Comme on le voit, les quatre Arméniens de l'étranger ne jouent, dans toute cette histoire de complot, qu'un rôle secondaire et avaient été désapprouvés par leurs camarades de Turquie. Si l'on avait simplement pendu ces conspirateurs quand on les prit, toute l'affaire en serait restée là, et personne n'aurait eu l'idée de faire passer la conspiration des chefs du parti de l'opposition turque pour une révolution arménienne. Mais on laissa les quatre Arméniens en prison pendant toute une année et on les en tira seulement le 17 juin 1915 pour les pendre sur la place du Ministère de la guerre, avec 17 autres Arméniens que l'on faisait passer également pour membres du comité du Hintchak. Ces 17 autres n'étaient pas impliqués dans le complot, mais la police turque avait réussi à avoir une liste des membres du congrès des Hintchakistes à Constantza et avait fait arrêter quelques-uns d'entre eux. D'autres Arméniens, dont on trouva les noms sur des enveloppes ou des carnets de poche des prisonniers, furent pendus en même temps pour donner à l'affaire l'apparence d'une grande conspiration. Personne ne savait qu'il s'agissait d'une affaire qui s'était passée bien avant la guerre.
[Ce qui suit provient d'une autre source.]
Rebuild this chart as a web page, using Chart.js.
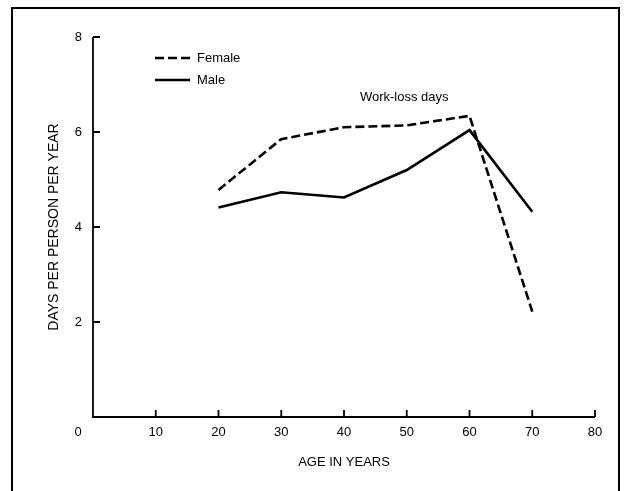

Lorsque les Arméniens de Constantinople lurent dans les journaux, le 17 juin, le manifeste du Commandant de la place de Constantinople, au sujet de la pendaison des 21 Arméniens et de la condamnation par contumace des deux hintchakistes d'Egypte, Sabahgulian et Ditad, ils furent extrêmement surpris, car ils savaient que cette exécution démonstrative, qu'on fit connaître aussi par la presse allemande, était l'annonce d'un coup contre le peuple arménien.
Le complot turc, qui avait été ourdi par les chefs de l'opposition turque, fut tourné en ridicule par la publication du Tanine, sous le titre de : Une Comédie Politique. On ne parla pas de persécuter les éléments grecs qui avaient pris part au complot. On annonça seulement à tous les vents la participation des quatre hintchakistes d'Egypte. On confessa cependant publiquement, du côté jeune-turc, que le parti des Dasch-nakzagans, et surtout le peuple arménien de Turquie, n'avaient été impliqués en rien dans ce complot.
L'histoire de la conspiration de l'opposition libérale turque contre les gouvernants actuels devait être ici brièvement exposée, puisqu'on a tenté, comme le prouve la publication de l'interview du Dr Rifaat, de tirer du fait de l'exécution des 21 Hintchakistes une preuve de l'existence d'un vaste complot révolutionnaire arménien, organisé avec l'argent anglais. Malheureusement, la presse allemande est tombée dans ce piège grossier.